→ **INFORMATION PROVIDED**:
►
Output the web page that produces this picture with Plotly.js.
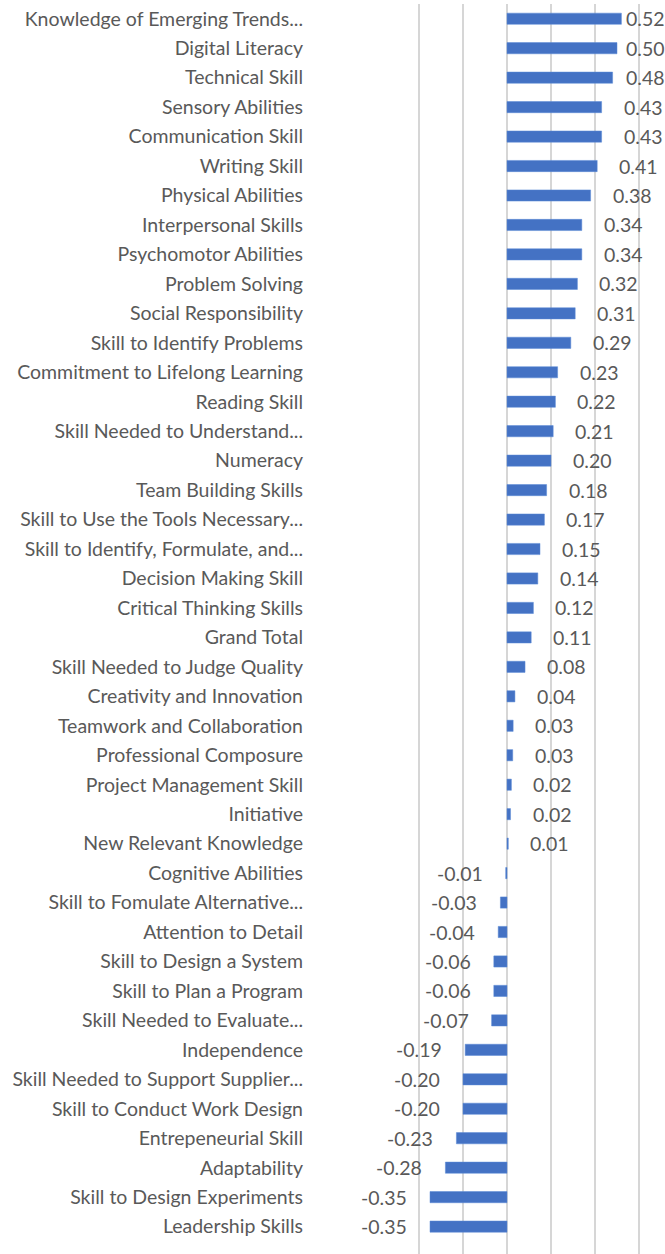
<!DOCTYPE html>
<html>
<head>
<meta charset="utf-8">
<script src="https://cdn.plot.ly/plotly-3.0.1.min.js"></script>
<style>
html, body { margin: 0; padding: 0; background: #ffffff; overflow: hidden; }
#chart { width: 665px; height: 1254px; }
</style>
</head>
<body>
<div id="chart"></div>
<script>
// ---- data (top to bottom) ----
const categories = [
  "Knowledge of Emerging Trends...",
  "Digital Literacy",
  "Technical Skill",
  "Sensory Abilities",
  "Communication Skill",
  "Writing Skill",
  "Physical Abilities",
  "Interpersonal Skills",
  "Psychomotor Abilities",
  "Problem Solving",
  "Social Responsibility",
  "Skill to Identify Problems",
  "Commitment to Lifelong Learning",
  "Reading Skill",
  "Skill Needed to Understand...",
  "Numeracy",
  "Team Building Skills",
  "Skill to Use the Tools Necessary...",
  "Skill to Identify, Formulate, and...",
  "Decision Making Skill",
  "Critical Thinking Skills",
  "Grand Total",
  "Skill Needed to Judge Quality",
  "Creativity and Innovation",
  "Teamwork and Collaboration",
  "Professional Composure",
  "Project Management Skill",
  "Initiative",
  "New Relevant Knowledge",
  "Cognitive Abilities",
  "Skill to Fomulate Alternative...",
  "Attention to Detail",
  "Skill to Design a System",
  "Skill to Plan a Program",
  "Skill Needed to Evaluate...",
  "Independence",
  "Skill Needed to Support Supplier...",
  "Skill to Conduct Work Design",
  "Entrepeneurial Skill",
  "Adaptability",
  "Skill to Design Experiments",
  "Leadership Skills"
];

const values = [
  0.52, 0.50, 0.48, 0.43, 0.43, 0.41, 0.38, 0.34, 0.34, 0.32,
  0.31, 0.29, 0.23, 0.22, 0.21, 0.20, 0.18, 0.17, 0.15, 0.14,
  0.12, 0.11, 0.082, 0.036, 0.028, 0.026, 0.02, 0.016, 0.006, -0.006,
  -0.03, -0.04, -0.06, -0.06, -0.07, -0.19, -0.20, -0.20, -0.23, -0.28,
  -0.35, -0.35
];

const gridTicks = [-0.4, -0.2, 0, 0.2, 0.4, 0.6];

// ---- styling ----
const FONT = "Lato, 'Open Sans', sans-serif";
const TEXT_COLOR = "#595959";
const BAR_COLOR = "#4472C4";
const LABEL_CAP = 0.443; // keep value labels inside the chart area on the right

const annotations = values.map((v, i) => {
  const pos = v >= 0;
  return {
    x: pos ? Math.min(v, LABEL_CAP) : v,
    y: categories[i],
    xref: "x", yref: "y",
    text: v.toFixed(2),
    showarrow: false,
    xanchor: pos ? "left" : "right",
    yanchor: "middle",
    xshift: pos ? 20 : -21,
    font: { family: FONT, size: 19.5, color: TEXT_COLOR }
  };
});

const trace = {
  type: "bar",
  orientation: "h",
  x: values,
  y: categories,
  marker: { color: BAR_COLOR, line: { color: "#5b8bd6", width: 0.5 } },
  hoverinfo: "x+y"
};

const layout = {
  width: 665,
  height: 1254,
  margin: { l: 306, r: 0, t: 4, b: 0, pad: 0 },
  paper_bgcolor: "#ffffff",
  plot_bgcolor: "#ffffff",
  showlegend: false,
  bargap: 0.62,
  font: { family: FONT, color: TEXT_COLOR },
  xaxis: {
    range: [-201 / 220, 158 / 220],
    tickvals: gridTicks,
    showticklabels: false,
    showgrid: true,
    gridcolor: "#d6d6d6",
    gridwidth: 2,
    zeroline: false,
    showline: false,
    ticks: "",
    fixedrange: true
  },
  yaxis: {
    type: "category",
    range: [categories.length - 0.07, -0.5],
    showgrid: false,
    zeroline: false,
    showline: false,
    ticks: "",
    ticklabelstandoff: 2,
    tickfont: { family: FONT, size: 19.5, color: TEXT_COLOR },
    automargin: false,
    fixedrange: true
  },
  annotations: annotations
};

Plotly.newPlot("chart", [trace], layout, { displayModeBar: false, staticPlot: true });
</script>
</body>
</html>
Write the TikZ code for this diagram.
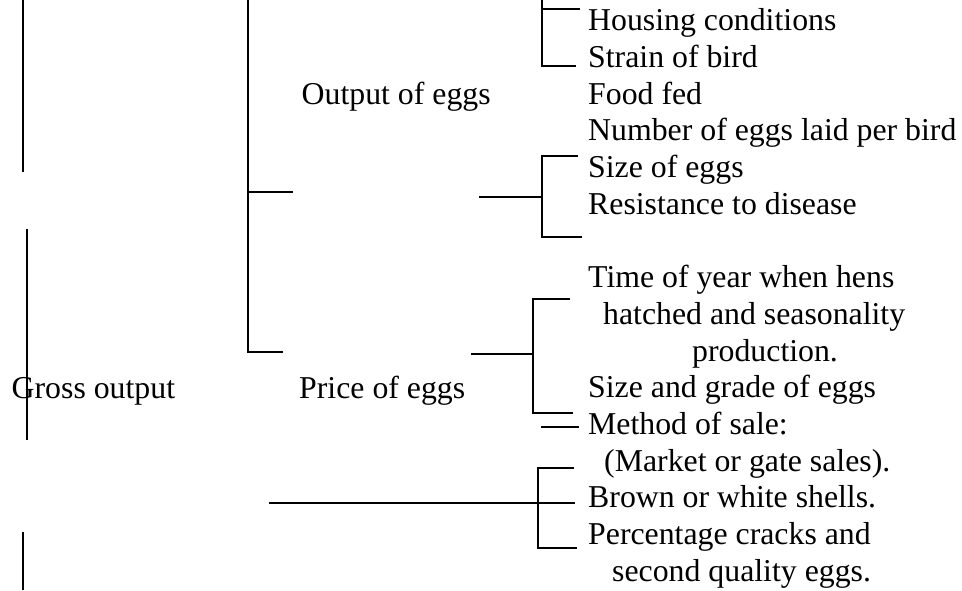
◄
→ **STATED PROBLEM**:
Every record gets retyped exactly; no picture goes into the copy.

→ **EXPECTED OUTPUT**:
Output the web page that produces this picture with Plotly.js.
<!DOCTYPE html>
<html>
<head>
<meta charset="utf-8">
<script src="https://cdn.plot.ly/plotly-3.0.1.min.js"></script>
<style>
html, body { margin: 0; padding: 0; background: #ffffff; overflow: hidden; }
#chart { width: 665px; height: 1254px; }
</style>
</head>
<body>
<div id="chart"></div>
<script>
// ---- data (top to bottom) ----
const categories = [
  "Knowledge of Emerging Trends...",
  "Digital Literacy",
  "Technical Skill",
  "Sensory Abilities",
  "Communication Skill",
  "Writing Skill",
  "Physical Abilities",
  "Interpersonal Skills",
  "Psychomotor Abilities",
  "Problem Solving",
  "Social Responsibility",
  "Skill to Identify Problems",
  "Commitment to Lifelong Learning",
  "Reading Skill",
  "Skill Needed to Understand...",
  "Numeracy",
  "Team Building Skills",
  "Skill to Use the Tools Necessary...",
  "Skill to Identify, Formulate, and...",
  "Decision Making Skill",
  "Critical Thinking Skills",
  "Grand Total",
  "Skill Needed to Judge Quality",
  "Creativity and Innovation",
  "Teamwork and Collaboration",
  "Professional Composure",
  "Project Management Skill",
  "Initiative",
  "New Relevant Knowledge",
  "Cognitive Abilities",
  "Skill to Fomulate Alternative...",
  "Attention to Detail",
  "Skill to Design a System",
  "Skill to Plan a Program",
  "Skill Needed to Evaluate...",
  "Independence",
  "Skill Needed to Support Supplier...",
  "Skill to Conduct Work Design",
  "Entrepeneurial Skill",
  "Adaptability",
  "Skill to Design Experiments",
  "Leadership Skills"
];

const values = [
  0.52, 0.50, 0.48, 0.43, 0.43, 0.41, 0.38, 0.34, 0.34, 0.32,
  0.31, 0.29, 0.23, 0.22, 0.21, 0.20, 0.18, 0.17, 0.15, 0.14,
  0.12, 0.11, 0.082, 0.036, 0.028, 0.026, 0.02, 0.016, 0.006, -0.006,
  -0.03, -0.04, -0.06, -0.06, -0.07, -0.19, -0.20, -0.20, -0.23, -0.28,
  -0.35, -0.35
];

const gridTicks = [-0.4, -0.2, 0, 0.2, 0.4, 0.6];

// ---- styling ----
const FONT = "Lato, 'Open Sans', sans-serif";
const TEXT_COLOR = "#595959";
const BAR_COLOR = "#4472C4";
const LABEL_CAP = 0.443; // keep value labels inside the chart area on the right

const annotations = values.map((v, i) => {
  const pos = v >= 0;
  return {
    x: pos ? Math.min(v, LABEL_CAP) : v,
    y: categories[i],
    xref: "x", yref: "y",
    text: v.toFixed(2),
    showarrow: false,
    xanchor: pos ? "left" : "right",
    yanchor: "middle",
    xshift: pos ? 20 : -21,
    font: { family: FONT, size: 19.5, color: TEXT_COLOR }
  };
});

const trace = {
  type: "bar",
  orientation: "h",
  x: values,
  y: categories,
  marker: { color: BAR_COLOR, line: { color: "#5b8bd6", width: 0.5 } },
  hoverinfo: "x+y"
};

const layout = {
  width: 665,
  height: 1254,
  margin: { l: 306, r: 0, t: 4, b: 0, pad: 0 },
  paper_bgcolor: "#ffffff",
  plot_bgcolor: "#ffffff",
  showlegend: false,
  bargap: 0.62,
  font: { family: FONT, color: TEXT_COLOR },
  xaxis: {
    range: [-201 / 220, 158 / 220],
    tickvals: gridTicks,
    showticklabels: false,
    showgrid: true,
    gridcolor: "#d6d6d6",
    gridwidth: 2,
    zeroline: false,
    showline: false,
    ticks: "",
    fixedrange: true
  },
  yaxis: {
    type: "category",
    range: [categories.length - 0.07, -0.5],
    showgrid: false,
    zeroline: false,
    showline: false,
    ticks: "",
    ticklabelstandoff: 2,
    tickfont: { family: FONT, size: 19.5, color: TEXT_COLOR },
    automargin: false,
    fixedrange: true
  },
  annotations: annotations
};

Plotly.newPlot("chart", [trace], layout, { displayModeBar: false, staticPlot: true });
</script>
</body>
</html>
Write the TikZ code for this diagram.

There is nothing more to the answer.